The island was one of the most important religious sites in the Andean world in the sixteenth century.

It has a natural beauty to it that seems special, you can instantly realise why the site was chosen or even why the site chose the people.

Perhaps this was some sort of pilgrimage after all.

We hiked up a steep path, unfortunately as part of a group of at least 150 or so.

Along the way the locals all either worked selling souvenirs or providing refreshment or had rolls as guides or working the land.

We passed lots of baby animals along the way; calf's, donkeys, piggies and just as many small waterfalls and streams.

As we climbed up higher, the views grew and grew. This was clearly one of the most photogenic places that we had been for a while and it was a lovely walk.

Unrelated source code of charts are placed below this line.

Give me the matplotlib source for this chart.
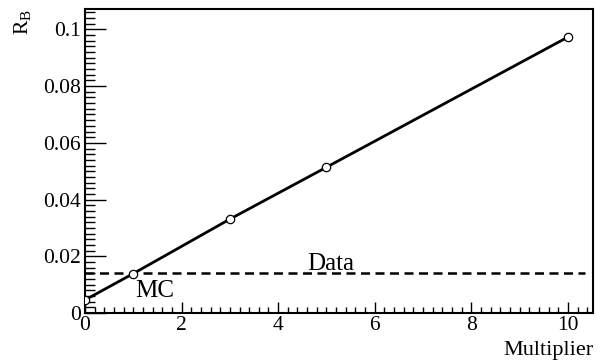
import matplotlib
matplotlib.use("Agg")
import matplotlib.pyplot as plt
from matplotlib.ticker import MultipleLocator

multiplier = [0, 1, 3, 5, 10]
rb_mc = [0.0046, 0.0139, 0.0331, 0.0514, 0.0973]
data_level = 0.0140
data_x = [0, 10.35]

plt.rcParams['font.family'] = ['Liberation Serif', 'DejaVu Serif']
plt.rcParams['mathtext.fontset'] = 'custom'
plt.rcParams['mathtext.rm'] = 'Liberation Serif'

fig = plt.figure(figsize=(6, 3.6), dpi=100)
ax = fig.add_axes([85/600, 1-313/360, (593-85)/600, (313-9)/360])

ax.plot(multiplier, rb_mc, color='black', lw=2.0, marker='o', ms=6,
        mfc='white', mec='black', mew=0.9, zorder=3)
ax.plot(data_x, [data_level, data_level], color='black', lw=1.8,
        dashes=(3.6, 2.2), zorder=2)

ax.text(4.6, 0.0150, 'Data', fontsize=18, ha='left', va='baseline')
ax.text(1.03, 0.0058, 'MC', fontsize=18, ha='left', va='baseline')

ax.set_xlim(0, 10.52)
ax.set_ylim(0, 0.1072)

ax.xaxis.set_major_locator(MultipleLocator(2))
ax.xaxis.set_minor_locator(MultipleLocator(0.2))
ax.yaxis.set_major_locator(MultipleLocator(0.02))
ax.yaxis.set_minor_locator(MultipleLocator(0.002))

def fmt_x(v, pos):
    return '%g' % v
def fmt_y(v, pos):
    return '%g' % round(v, 4)
ax.xaxis.set_major_formatter(plt.FuncFormatter(fmt_x))
ax.yaxis.set_major_formatter(plt.FuncFormatter(fmt_y))

ax.tick_params(axis='both', which='both', direction='in', top=False, right=False,
               labelsize=15.5)
ax.tick_params(axis='x', which='major', length=8, width=1, pad=2)
ax.tick_params(axis='x', which='minor', length=4, width=1)
ax.tick_params(axis='y', which='major', length=15, width=1, pad=3)
ax.tick_params(axis='y', which='minor', length=7, width=1)

for s in ax.spines.values():
    s.set_linewidth(1.5)
    s.set_color('black')

fig.text(593/600, 1-350/360, 'Multiplier', fontsize=16, ha='right', va='center')
fig.text(23/600, 1-9/360, r'R$_\mathregular{B}$', fontsize=15.5, rotation=90,
         ha='center', va='top')

fig.savefig('out.png', dpi=100)
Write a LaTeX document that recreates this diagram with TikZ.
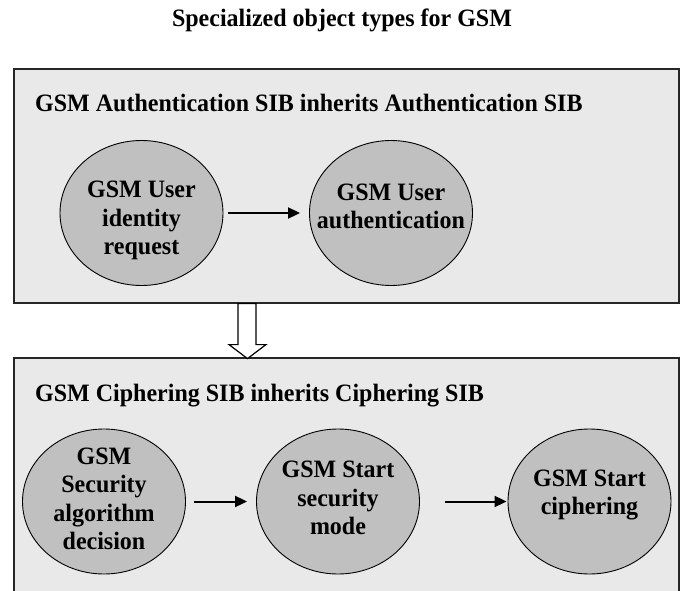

When we finally reached the top it was nice , however there was a problem that ultimately ended in a little disappointment.

We simply ran out of time and had to turn back.

We were very worried about missing the boat, if we had, we would have needed to get to the south of the island, a two hour walk.

Rather annoyingly, back at the boat we had to wait for the remaining passengers, so could have finished the walk after all and my perspiring American friend was one of the last to board.

Disappointment aside, the visit to the south of the island was much more chilled and we sat in a cliffside cafe with a beer enjoying the sun and more of those views.

We got back to Copacabana about 5 o' clock and in the sun it looks a bit better on the eye, there was even nearly a beautiful sunset, had a last minute cloud not rocked up to kill the moment.

So that's the Copacabana.

Lorne

PS. The books are still talking nonsense though.

PPS. I am wearing that stupid jumper while I write this.